If you only track one thing into the open, track whether the market rewards management teams that spend big and narrate the payoff clearly, and punishes those that spend big without a crisp monetization arc. That is the micro signal that will likely matter more than the macro today.


Upcoming Session Outlook with Directional Bias

The setup into the opening bell is a blend of supportive index-level signals and heightened single-name risk. Futures are modestly higher, suggesting dip buyers are still present after the Fed held rates steady and after the first wave of mega-cap reports.

Still, the overnight message from commodities is that uncertainty is not going away. Gold’s sprint toward $5,600 and silver’s run through $120 indicate persistent demand for safety, while oil’s climb on Iran-related supply concerns keeps an inflation-sensitive wildcard in play.

That combination usually produces a market that opens on the headline impulse, then quickly re-prices around guidance credibility and rate expectations. Watch the first hour for whether strength broadens beyond the mega-caps, or whether the session becomes another “index up, internals mixed” day. If breadth improves, the market can carry the morning. If breadth fades and defensives plus hedges keep winning, it is a warning that traders are positioning for turbulence.

Directional bias for the open: Slightly Bullish.

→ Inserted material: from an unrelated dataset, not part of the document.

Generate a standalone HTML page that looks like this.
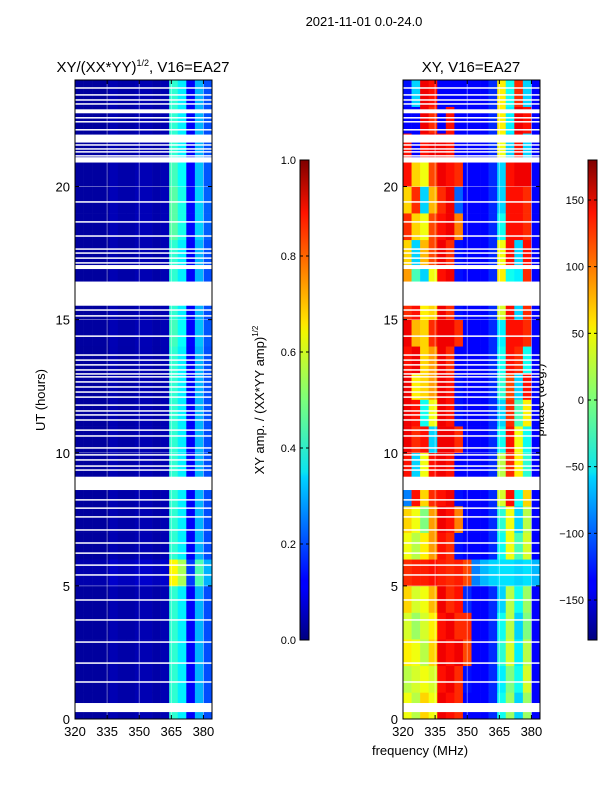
<!DOCTYPE html>
<html><head><meta charset="utf-8"><style>
body{margin:0;background:#fff;}
svg text{font-family:"Liberation Sans",sans-serif;fill:#000;}
</style></head><body>
<svg id="fig" width="600" height="800" xmlns="http://www.w3.org/2000/svg">
<defs>
<linearGradient id="jet" x1="0" y1="1" x2="0" y2="0">
<stop offset="0" stop-color="#00007f"/><stop offset="0.11" stop-color="#0000ff"/><stop offset="0.125" stop-color="#0000ff"/>
<stop offset="0.34" stop-color="#00d4ff"/><stop offset="0.35" stop-color="#0ae4f0"/><stop offset="0.5" stop-color="#7bff7b"/>
<stop offset="0.64" stop-color="#f0f700"/><stop offset="0.66" stop-color="#ffe600"/><stop offset="0.89" stop-color="#ff1300"/>
<stop offset="1" stop-color="#7f0000"/></linearGradient>
</defs>
<text x="364" y="26" font-size="13" text-anchor="middle">2021-11-01 0.0-24.0</text>
<text x="143" y="72" font-size="15" text-anchor="middle">XY/(XX*YY)<tspan font-size="9" dy="-6">1/2</tspan><tspan dy="6">, V16=EA27</tspan></text>
<text x="471" y="72" font-size="15" text-anchor="middle">XY, V16=EA27</text>
<text x="45" y="400" font-size="13" text-anchor="middle" transform="rotate(-90 45 400)">UT (hours)</text>
<text x="420" y="755" font-size="13" text-anchor="middle">frequency (MHz)</text>
<text x="264" y="400" font-size="13" text-anchor="middle" transform="rotate(-90 264 400)">XY amp. / (XX*YY amp)<tspan font-size="8" dy="-6">1/2</tspan></text>
<text x="544" y="400" font-size="13" text-anchor="middle" transform="rotate(-90 544 400)">phase (deg.)</text>
<g id="left"></g>
<g id="right"></g>
<g id="cb"></g>
</svg>
<script>
const hourTicks=[0,5,10,15,20];
const freqTicks=[320,335,350,365,380];
const freqCols=[320,324,328,332,336,340,344,348,352,356,360,364,368,372,376,380];
const ampProfile=[0.03,0.03,0.03,0.03,0.05,0.04,0.04,0.05,0.05,0.04,0.05,0.42,0.36,0.12,0.30,0.20];
const ampRowGain=[1,1,1,1,1,1.5,1,1,1,1,1,1,1,1,1.05,1,1,1,1.1,1.1,1.05,1,1,1];
const phaseRows=[
[40,20,60,40,140,130,120,-135,-135,-135,-120,-40,10,-60,10,-135],
[20,30,40,30,130,140,120,-130,-135,-135,-120,-50,0,-40,30,-135],
[50,40,20,60,140,130,140,110,-135,-135,-120,-30,30,-50,20,-135],
[30,10,30,50,130,140,120,120,-135,-135,-120,-40,20,-60,0,-135],
[60,30,40,70,140,120,130,-120,-135,-135,-120,-60,20,-40,10,-135],
[120,125,125,130,125,120,125,110,-90,-70,-60,-55,-55,-60,-55,-70],
[40,20,50,80,130,120,-130,-135,-135,-135,-120,-40,40,-20,30,-135],
[60,40,0,80,140,130,90,-135,-135,-135,-120,-30,40,-60,20,-135],
[-90,130,60,120,130,140,-130,-135,-135,-135,-120,30,130,-40,60,-135],
[130,-60,40,130,140,130,-135,-135,-135,-135,-120,20,120,50,-30,-135],
[140,120,130,-60,140,140,120,-135,-135,-135,-120,-40,130,40,-40,-135],
[140,130,-40,40,140,130,-130,-135,-135,-135,-120,-60,120,-20,50,-135],
[140,50,60,80,140,130,-130,-135,-135,-135,-120,-30,110,-60,130,-135],
[130,140,60,80,140,120,-135,-135,-135,-135,-120,-40,130,120,-40,-135],
[140,70,60,120,140,140,120,-135,-135,-135,-120,-50,130,130,120,-135],
[120,130,50,60,140,120,-130,-135,-135,-135,-120,30,130,-60,120,-135],
[80,-20,-60,40,130,140,-130,-135,-135,-135,-120,50,-40,-50,120,-135],
[60,-60,70,110,140,120,-130,-135,-135,-135,-120,40,130,-60,130,-135],
[120,60,40,110,130,140,90,-135,-135,-135,-120,-40,130,130,120,-135],
[60,120,-60,70,120,140,-100,-135,-135,-135,-120,-60,130,130,120,-135],
[130,60,40,110,140,130,120,-135,-135,-135,-120,-60,130,140,140,-135],
[130,-135,130,140,140,130,-135,-135,-135,-135,-120,40,-60,130,-60,-135],
[-135,-135,140,120,-135,130,-135,-135,-135,-135,-120,50,-50,140,130,-135],
[-130,-60,140,130,-135,-135,-135,-135,-135,-135,-120,50,-40,120,-60,-135]];
const flagBlocks=[[0.26,0.6],[8.6,9.1],[15.56,16.43],[16.9,17.05],[20.9,21.1],[21.65,21.95],[22.75,22.9]];
const flagLines=[1.39,2.10,2.89,3.72,4.47,5.41,5.78,6.23,6.61,7.10,7.59,7.92,8.23,8.86,9.35,9.50,9.73,9.92,10.18,10.63,10.85,11.23,11.42,11.57,11.79,12.09,12.28,12.47,12.66,12.85,12.96,13.11,13.30,13.48,13.67,14.38,15.14,15.36,15.55,17.13,17.31,17.50,17.65,18.14,18.67,19.42,21.15,21.30,21.41,21.56,22.13,22.43,22.58,23.10,23.25,23.44,23.70];

const NS="http://www.w3.org/2000/svg";
function jet(v){v=Math.max(0,Math.min(1,v));
 const r=Math.min(4*v-1.5,-4*v+4.5),g=Math.min(4*v-0.5,-4*v+3.5),b=Math.min(4*v+0.5,-4*v+2.5);
 const c=x=>Math.round(255*Math.max(0,Math.min(1,x)));return `rgb(${c(r)},${c(g)},${c(b)})`;}
function el(tag,a,parent){const e=document.createElementNS(NS,tag);for(const k in a)e.setAttribute(k,a[k]);parent.appendChild(e);return e;}
const Y0=719,Y1=80,F0=320,F1=384,PW=137;
const yS=h=>Y0-(h/24)*(Y0-Y1);
function panel(gid,x0,valFn){
 const g=document.getElementById(gid);
 const xS=f=>x0+(f-F0)/(F1-F0)*PW;
 for(let r=0;r<24;r++)for(let c=0;c<freqCols.length;c++){
  const f=freqCols[c];
  const rc=el('rect',{x:xS(f),y:yS(r+1),width:xS(f+4)-xS(f)+0.3,height:yS(r)-yS(r+1)+0.3,fill:jet(valFn(r,c))},g);
  
  
 }
 flagBlocks.forEach(b=>{const rc=el('rect',{x:x0,y:yS(b[1]),width:PW,height:yS(b[0])-yS(b[1]),fill:'#fff'},g);
  
  });
 flagLines.forEach(h=>{const rc=el('rect',{x:x0,y:yS(h)-0.75,width:PW,height:1.5,fill:'#fff'},g);
  
  });
 freqTicks.forEach(f=>{el('line',{x1:xS(f),x2:xS(f),y1:Y1,y2:Y0,stroke:'#fff','stroke-opacity':0.5,'stroke-width':0.8},g);
  el('line',{x1:xS(f),x2:xS(f),y1:Y0,y2:Y0-4,stroke:'#000'},g);el('line',{x1:xS(f),x2:xS(f),y1:Y1,y2:Y1+4,stroke:'#000'},g);
  const t=el('text',{x:xS(f),y:736,'font-size':13,'text-anchor':'middle'},g);t.textContent=f;
  
  });
 hourTicks.forEach(h=>{el('line',{x1:x0,x2:x0+PW,y1:yS(h),y2:yS(h),stroke:'#fff','stroke-opacity':0.5,'stroke-width':0.8},g);
  el('line',{x1:x0,x2:x0+4,y1:yS(h),y2:yS(h),stroke:'#000'},g);el('line',{x1:x0+PW,x2:x0+PW-4,y1:yS(h),y2:yS(h),stroke:'#000'},g);
  const t=el('text',{x:x0-5,y:yS(h)+5,'font-size':13,'text-anchor':'end'},g);t.textContent=h;
  
  });
 el('rect',{x:x0,y:Y1,width:PW,height:Y0-Y1,fill:'none',stroke:'#000','stroke-width':1},g);
}
panel('left',75,(r,c)=>ampProfile[c]*ampRowGain[r]);
panel('right',403,(r,c)=>(phaseRows[r][c]+180)/360);
function cbar(x,lo,hi,ticks){
 const g=document.getElementById('cb');
 el('rect',{x:x,y:160,width:9,height:480,fill:'url(#jet)',stroke:'#000','stroke-width':1},g);
 ticks.forEach(v=>{const y=640-(v-lo)/(hi-lo)*480;
  el('line',{x1:x,x2:x+3,y1:y,y2:y,stroke:'#000'},g);el('line',{x1:x+9,x2:x+6,y1:y,y2:y,stroke:'#000'},g);
  const t=el('text',{x:x-4,y:y+4,'font-size':11,'text-anchor':'end'},g);t.textContent=(hi===1?v.toFixed(1):(v<0?'\u2212'+(-v):v));
  
  });
}
cbar(300,0,1,[0,0.2,0.4,0.6,0.8,1.0]);
cbar(588,-180,180,[-150,-100,-50,0,50,100,150]);
</script>
</body></html>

Disclaimer: This article is for informational purposes only and does not constitute financial, investment, or legal advice. The information provided is a synthesis of publicly available data and expert analysis and should not be considered a recommendation to buy or sell any security. Investing in the stock market involves risk, including the possible loss of principal. Past performance is not indicative of future results. Readers should consult with a qualified financial advisor to determine an investment strategy that is suitable for their own personal financial situation and risk tolerance.